Liverpool as an Emigration Port in the Nineteenth Century

Following abolition of the slave trade, the passage of migrants across the oceans contributed much to the economic growth of Victorian Liverpool, the ‘maritime metropolis of the world'. Migrants were valued as a form of outward ‘cargo’, as it were, balancing inbound commodity trades from the Americas and the colonies, as Liverpool became the premier human and commercial entrepôt linking the old world and the new. Achieved through continued investment in an ever more impressive dock system, pre-eminence was readily apparent by the mid-nineteenth century: in 1851 Liverpool sent 455 ships to New York carrying 159,480 passengers, while Le Havre sent 124 ships and 31,859 passengers, and Bremen 132 ships and 19,431 passengers. Railway development was another important factor with feeder services from the industrial areas of Britain and further afield: the rail link between Hull and Liverpool provided a convenient short route for Scandinavians and north Germans wishing to cross to America. Of the 5.5 million ‘moving Europeans’ who subsequently crossed the Atlantic between 1860 and 1900, 4.75 million sailed from Liverpool. All told, from the 1830s to the 1930s some nine million migrants passed through the port, the ‘flood-gate of the old world’. In its late-Victorian heyday, Liverpool, the great hub of trans-oceanic migration, was justifiably described as ‘the New York of Europe, a world-city rather than merely British provincial’.

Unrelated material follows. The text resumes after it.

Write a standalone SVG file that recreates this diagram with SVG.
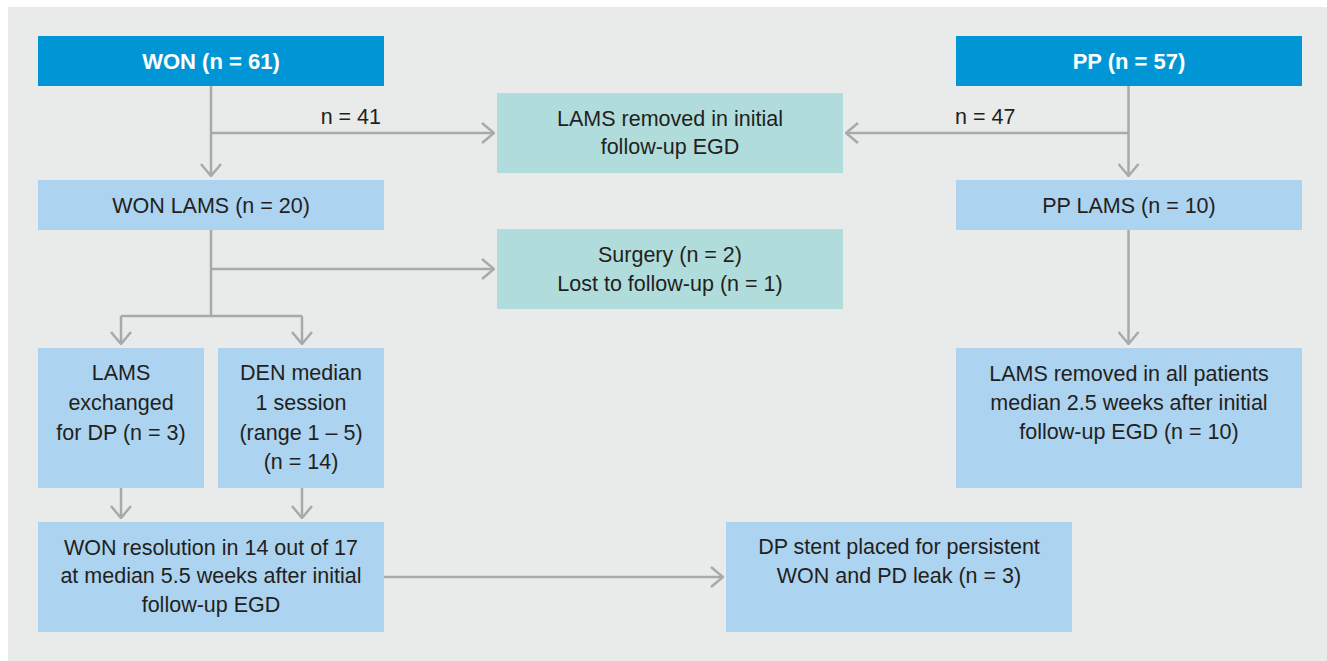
<svg xmlns="http://www.w3.org/2000/svg" width="1327" height="661" viewBox="0 0 1327 661">
<defs>
<style>
.t{font-family:"Liberation Sans",Arial,sans-serif;font-size:21.5px;fill:#231f20;text-anchor:middle}
.h{font-family:"Liberation Sans",Arial,sans-serif;font-size:22px;font-weight:bold;fill:#ffffff;text-anchor:middle}
.dark{fill:#0096d6}
.lb{fill:#acd3ef}
.teal{fill:#b0dcdc}
.c{stroke:#a8a9ab;stroke-width:2.5;fill:none}
</style>
<marker id="ah" viewBox="0 0 14 22" refX="13" refY="11" markerWidth="14" markerHeight="22" markerUnits="userSpaceOnUse" orient="auto">
<path d="M1,1 L13,11 L1,21" fill="none" stroke="#a8a9ab" stroke-width="2.5"/>
</marker>
</defs>
<rect x="0" y="0" width="1327" height="661" fill="#ffffff"/>
<rect x="8" y="7" width="1319" height="654" fill="#e9ebeb"/>
<g id="connectors">
<path class="c" d="M211,86 V176" marker-end="url(#ah)"/>
<path class="c" d="M211,133 H494" marker-end="url(#ah)"/>
<path class="c" d="M1128.5,86 V176" marker-end="url(#ah)"/>
<path class="c" d="M1128.5,133 H846" marker-end="url(#ah)"/>
<path class="c" d="M211,230 V316"/>
<path class="c" d="M211,269 H494" marker-end="url(#ah)"/>
<path class="c" d="M121,316 H302"/>
<path class="c" d="M121,316 V344" marker-end="url(#ah)"/>
<path class="c" d="M302,316 V344" marker-end="url(#ah)"/>
<path class="c" d="M121,488 V518" marker-end="url(#ah)"/>
<path class="c" d="M302,488 V518" marker-end="url(#ah)"/>
<path class="c" d="M1128.5,230 V344" marker-end="url(#ah)"/>
<path class="c" d="M384,577 H723" marker-end="url(#ah)"/>
<text class="t" x="381" y="124" style="text-anchor:end">n = 41</text>
<text class="t" x="955" y="124" style="text-anchor:start">n = 47</text>
</g>
<g id="won">
<rect class="dark" x="38" y="36" width="346" height="50"/>
<text class="h" x="211" y="69">WON (n = 61)</text>
</g>
<g id="pp">
<rect class="dark" x="956" y="36" width="346" height="50"/>
<text class="h" x="1129" y="69">PP (n = 57)</text>
</g>
<g id="lams-removed-initial">
<rect class="teal" x="497" y="93" width="346" height="80"/>
<text class="t" x="670" y="126">LAMS removed in initial</text>
<text class="t" x="670" y="154">follow-up EGD</text>
</g>
<g id="won-lams">
<rect class="lb" x="38" y="180" width="346" height="50"/>
<text class="t" x="211" y="213">WON LAMS (n = 20)</text>
</g>
<g id="pp-lams">
<rect class="lb" x="956" y="180" width="346" height="50"/>
<text class="t" x="1129" y="213">PP LAMS (n = 10)</text>
</g>
<g id="surgery">
<rect class="teal" x="497" y="229" width="346" height="80"/>
<text class="t" x="670" y="262">Surgery (n = 2)</text>
<text class="t" x="670" y="291">Lost to follow-up (n = 1)</text>
</g>
<g id="lams-exchanged">
<rect class="lb" x="38" y="348" width="166" height="140"/>
<text class="t" x="121" y="380">LAMS</text>
<text class="t" x="121" y="410">exchanged</text>
<text class="t" x="121" y="440">for DP (n = 3)</text>
</g>
<g id="den">
<rect class="lb" x="218" y="348" width="166" height="140"/>
<text class="t" x="301" y="380">DEN median</text>
<text class="t" x="301" y="410">1 session</text>
<text class="t" x="301" y="440">(range 1 – 5)</text>
<text class="t" x="301" y="469">(n = 14)</text>
</g>
<g id="lams-removed-all">
<rect class="lb" x="956" y="348" width="346" height="140"/>
<text class="t" x="1129" y="381">LAMS removed in all patients</text>
<text class="t" x="1129" y="410">median 2.5 weeks after initial</text>
<text class="t" x="1129" y="439">follow-up EGD (n = 10)</text>
</g>
<g id="won-resolution">
<rect class="lb" x="38" y="522" width="346" height="110"/>
<text class="t" x="211" y="555">WON resolution in 14 out of 17</text>
<text class="t" x="211" y="583">at median 5.5 weeks after initial</text>
<text class="t" x="211" y="612">follow-up EGD</text>
</g>
<g id="dp-stent">
<rect class="lb" x="726" y="522" width="346" height="110"/>
<text class="t" x="899" y="554">DP stent placed for persistent</text>
<text class="t" x="899" y="583">WON and PD leak (n = 3)</text>
</g>
</svg>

While crucial to the economic model of Liverpool shipping (and to the prosperity of the many agents, lodging-house keepers, chandlers and other dealers servicing the needs of migrants and other passengers ahead of embarkation), the pattern of trade was not without risk and adverse domestic consequences. Liverpool had the unenviable reputation as ‘the black spot on the Mersey’ given the levels of disease and distress endemic among vast numbers of casual labourers crowded into low-lying insanitary accommodation close to the waterfront. External factors – most notably, potato famine in Ireland in the late 1840s, and the American Civil War and cotton famine of the early 1860s – brought stress and strain on the operation of trans-migration (and other traffic) through Liverpool, aggravating the town’s deleterious  ‘casualty statistics’. As Dr Trench observed in his report on the health of the borough in 1863, a time of high mortality: "Liverpool, the emporium of foreign trade and British industry, the port of intercommunication between the Old and the New World, contains a population whose material prosperity and sanitary well-being, are immediately affected by the social and political mutations of other States."